##### Material #####
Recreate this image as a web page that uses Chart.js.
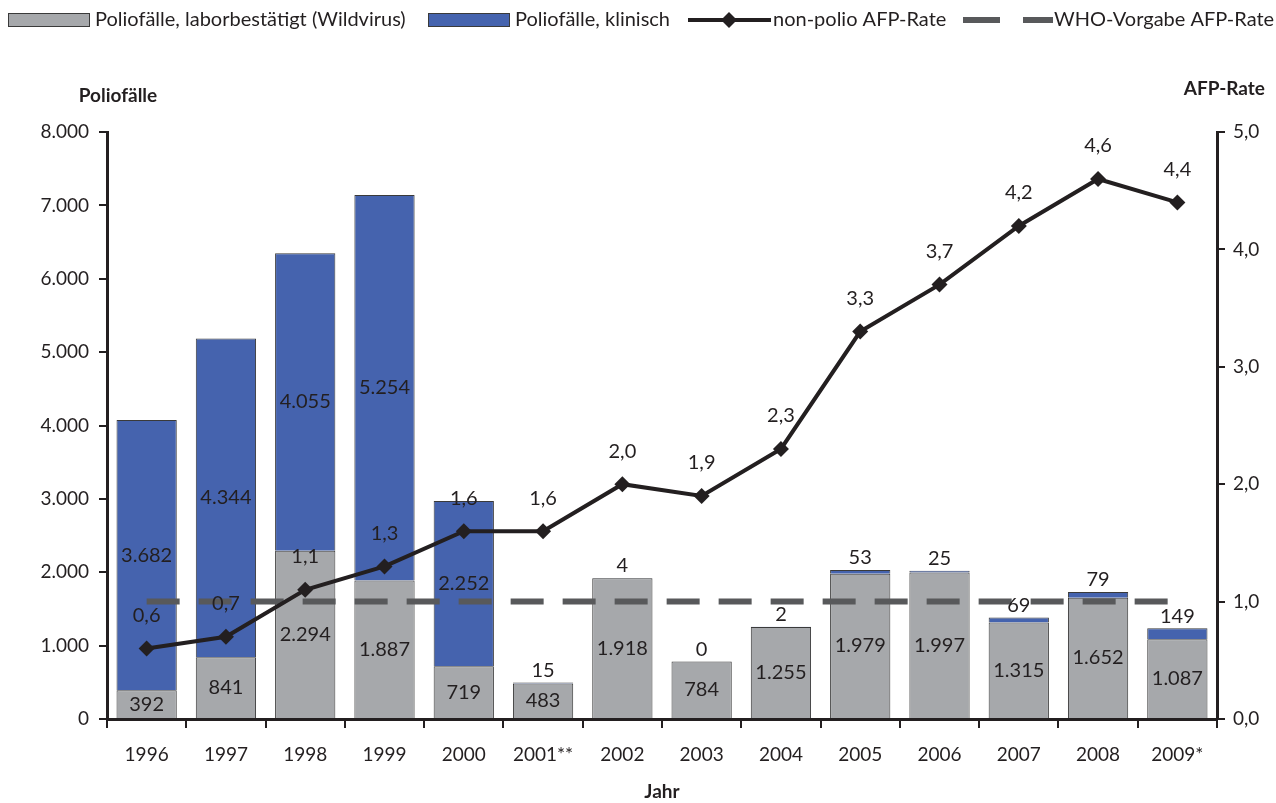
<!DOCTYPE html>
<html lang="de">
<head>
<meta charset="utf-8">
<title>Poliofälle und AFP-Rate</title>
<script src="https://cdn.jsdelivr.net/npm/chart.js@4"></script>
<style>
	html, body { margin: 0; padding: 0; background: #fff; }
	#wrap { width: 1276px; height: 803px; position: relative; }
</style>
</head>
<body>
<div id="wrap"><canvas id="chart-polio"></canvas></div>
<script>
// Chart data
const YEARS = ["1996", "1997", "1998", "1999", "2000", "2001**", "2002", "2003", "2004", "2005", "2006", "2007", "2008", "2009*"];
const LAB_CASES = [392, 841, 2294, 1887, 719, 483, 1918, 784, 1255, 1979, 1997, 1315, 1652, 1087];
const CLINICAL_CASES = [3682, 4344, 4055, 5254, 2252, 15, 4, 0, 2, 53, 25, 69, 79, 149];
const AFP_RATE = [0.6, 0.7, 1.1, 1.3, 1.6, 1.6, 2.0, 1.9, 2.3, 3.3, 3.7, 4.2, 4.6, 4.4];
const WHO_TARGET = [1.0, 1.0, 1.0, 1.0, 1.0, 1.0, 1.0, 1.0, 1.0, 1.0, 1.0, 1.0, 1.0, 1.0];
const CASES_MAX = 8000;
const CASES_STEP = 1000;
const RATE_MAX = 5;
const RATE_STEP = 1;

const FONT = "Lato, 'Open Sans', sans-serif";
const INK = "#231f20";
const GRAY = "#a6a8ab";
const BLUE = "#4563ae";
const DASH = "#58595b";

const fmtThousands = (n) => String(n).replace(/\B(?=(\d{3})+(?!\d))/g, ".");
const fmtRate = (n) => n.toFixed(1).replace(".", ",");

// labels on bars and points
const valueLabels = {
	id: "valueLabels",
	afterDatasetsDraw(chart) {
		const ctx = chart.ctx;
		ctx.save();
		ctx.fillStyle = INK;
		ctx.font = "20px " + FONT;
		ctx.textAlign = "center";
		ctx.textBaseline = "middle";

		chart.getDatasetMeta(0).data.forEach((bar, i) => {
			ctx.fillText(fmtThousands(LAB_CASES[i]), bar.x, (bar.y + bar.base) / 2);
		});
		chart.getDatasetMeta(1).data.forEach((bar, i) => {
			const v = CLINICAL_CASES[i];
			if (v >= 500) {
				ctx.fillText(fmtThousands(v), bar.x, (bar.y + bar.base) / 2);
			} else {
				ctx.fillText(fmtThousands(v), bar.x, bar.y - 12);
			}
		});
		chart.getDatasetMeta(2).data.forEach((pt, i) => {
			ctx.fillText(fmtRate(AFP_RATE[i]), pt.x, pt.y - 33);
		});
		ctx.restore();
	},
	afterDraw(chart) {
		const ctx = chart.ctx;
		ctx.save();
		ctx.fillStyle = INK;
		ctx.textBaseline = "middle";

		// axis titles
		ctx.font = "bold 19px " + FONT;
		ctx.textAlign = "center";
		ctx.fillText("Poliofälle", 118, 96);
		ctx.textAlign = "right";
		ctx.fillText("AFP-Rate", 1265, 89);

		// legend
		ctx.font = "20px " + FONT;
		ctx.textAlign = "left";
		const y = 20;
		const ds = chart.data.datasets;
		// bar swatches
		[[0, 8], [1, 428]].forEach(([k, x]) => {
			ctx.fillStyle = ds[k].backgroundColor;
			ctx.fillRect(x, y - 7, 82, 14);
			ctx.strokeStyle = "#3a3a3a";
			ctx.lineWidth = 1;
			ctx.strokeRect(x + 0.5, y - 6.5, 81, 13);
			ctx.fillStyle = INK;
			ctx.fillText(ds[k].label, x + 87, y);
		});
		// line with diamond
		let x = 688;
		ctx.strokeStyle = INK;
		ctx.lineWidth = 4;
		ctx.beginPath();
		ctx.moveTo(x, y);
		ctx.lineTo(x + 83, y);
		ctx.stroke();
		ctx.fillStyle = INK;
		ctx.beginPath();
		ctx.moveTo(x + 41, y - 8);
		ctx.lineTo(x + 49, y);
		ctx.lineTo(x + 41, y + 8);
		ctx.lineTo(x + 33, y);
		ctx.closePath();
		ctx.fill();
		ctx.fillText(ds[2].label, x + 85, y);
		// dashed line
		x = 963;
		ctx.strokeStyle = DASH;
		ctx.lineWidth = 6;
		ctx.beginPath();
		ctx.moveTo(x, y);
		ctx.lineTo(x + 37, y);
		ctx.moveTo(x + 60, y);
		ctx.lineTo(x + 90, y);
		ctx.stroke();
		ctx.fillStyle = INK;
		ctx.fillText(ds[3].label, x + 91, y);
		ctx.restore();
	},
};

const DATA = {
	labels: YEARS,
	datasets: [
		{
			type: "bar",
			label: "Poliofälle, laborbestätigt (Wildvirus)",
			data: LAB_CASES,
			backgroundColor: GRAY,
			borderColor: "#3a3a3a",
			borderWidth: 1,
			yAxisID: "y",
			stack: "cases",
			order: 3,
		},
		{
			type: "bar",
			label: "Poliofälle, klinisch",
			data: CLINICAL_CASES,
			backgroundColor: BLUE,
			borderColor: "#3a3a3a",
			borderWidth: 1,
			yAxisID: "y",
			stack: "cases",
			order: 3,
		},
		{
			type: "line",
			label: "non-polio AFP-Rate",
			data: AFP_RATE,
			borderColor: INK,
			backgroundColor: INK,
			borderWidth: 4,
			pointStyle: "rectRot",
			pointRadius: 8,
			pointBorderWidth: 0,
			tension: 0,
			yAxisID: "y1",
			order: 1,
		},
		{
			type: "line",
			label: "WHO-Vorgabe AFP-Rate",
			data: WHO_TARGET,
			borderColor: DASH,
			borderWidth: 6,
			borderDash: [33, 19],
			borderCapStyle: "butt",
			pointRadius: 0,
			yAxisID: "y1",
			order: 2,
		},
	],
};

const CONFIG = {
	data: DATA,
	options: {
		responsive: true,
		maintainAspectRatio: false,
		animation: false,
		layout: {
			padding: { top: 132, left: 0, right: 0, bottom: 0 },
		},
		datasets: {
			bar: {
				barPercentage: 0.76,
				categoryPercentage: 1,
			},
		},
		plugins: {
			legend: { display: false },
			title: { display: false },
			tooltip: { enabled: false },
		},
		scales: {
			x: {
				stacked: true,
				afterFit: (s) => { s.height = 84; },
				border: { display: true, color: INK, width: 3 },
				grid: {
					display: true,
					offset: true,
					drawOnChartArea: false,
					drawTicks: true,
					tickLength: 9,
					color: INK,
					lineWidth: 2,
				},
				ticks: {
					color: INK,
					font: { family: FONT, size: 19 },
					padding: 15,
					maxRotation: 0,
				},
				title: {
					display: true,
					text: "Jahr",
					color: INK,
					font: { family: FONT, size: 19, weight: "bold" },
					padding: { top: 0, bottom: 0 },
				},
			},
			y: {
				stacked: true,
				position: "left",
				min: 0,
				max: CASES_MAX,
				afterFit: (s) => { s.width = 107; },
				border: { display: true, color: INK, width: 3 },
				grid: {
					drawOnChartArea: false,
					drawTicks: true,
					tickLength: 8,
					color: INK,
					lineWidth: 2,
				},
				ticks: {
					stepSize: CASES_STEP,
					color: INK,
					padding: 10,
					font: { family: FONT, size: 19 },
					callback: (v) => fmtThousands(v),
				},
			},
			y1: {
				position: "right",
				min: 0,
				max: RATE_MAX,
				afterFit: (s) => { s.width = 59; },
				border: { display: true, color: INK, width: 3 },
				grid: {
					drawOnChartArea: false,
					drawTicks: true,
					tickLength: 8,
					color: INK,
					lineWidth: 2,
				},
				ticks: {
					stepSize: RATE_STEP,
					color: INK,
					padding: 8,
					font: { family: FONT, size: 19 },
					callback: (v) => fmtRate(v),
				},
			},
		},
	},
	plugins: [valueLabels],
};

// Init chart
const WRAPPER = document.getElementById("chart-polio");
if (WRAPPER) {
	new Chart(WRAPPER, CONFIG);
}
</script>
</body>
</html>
#####
Leave out the pictures and restate, word for word, the lines from the top of the data through the line containing "const fmtRate = (n)", both included.

Recreate this image as a web page that uses Chart.js.
<!DOCTYPE html>
<html lang="de">
<head>
<meta charset="utf-8">
<title>Poliofälle und AFP-Rate</title>
<script src="https://cdn.jsdelivr.net/npm/chart.js@4"></script>
<style>
	html, body { margin: 0; padding: 0; background: #fff; }
	#wrap { width: 1276px; height: 803px; position: relative; }
</style>
</head>
<body>
<div id="wrap"><canvas id="chart-polio"></canvas></div>
<script>
// Chart data
const YEARS = ["1996", "1997", "1998", "1999", "2000", "2001**", "2002", "2003", "2004", "2005", "2006", "2007", "2008", "2009*"];
const LAB_CASES = [392, 841, 2294, 1887, 719, 483, 1918, 784, 1255, 1979, 1997, 1315, 1652, 1087];
const CLINICAL_CASES = [3682, 4344, 4055, 5254, 2252, 15, 4, 0, 2, 53, 25, 69, 79, 149];
const AFP_RATE = [0.6, 0.7, 1.1, 1.3, 1.6, 1.6, 2.0, 1.9, 2.3, 3.3, 3.7, 4.2, 4.6, 4.4];
const WHO_TARGET = [1.0, 1.0, 1.0, 1.0, 1.0, 1.0, 1.0, 1.0, 1.0, 1.0, 1.0, 1.0, 1.0, 1.0];
const CASES_MAX = 8000;
const CASES_STEP = 1000;
const RATE_MAX = 5;
const RATE_STEP = 1;

const FONT = "Lato, 'Open Sans', sans-serif";
const INK = "#231f20";
const GRAY = "#a6a8ab";
const BLUE = "#4563ae";
const DASH = "#58595b";

const fmtThousands = (n) => String(n).replace(/\B(?=(\d{3})+(?!\d))/g, ".");
const fmtRate = (n) => n.toFixed(1).replace(".", ",");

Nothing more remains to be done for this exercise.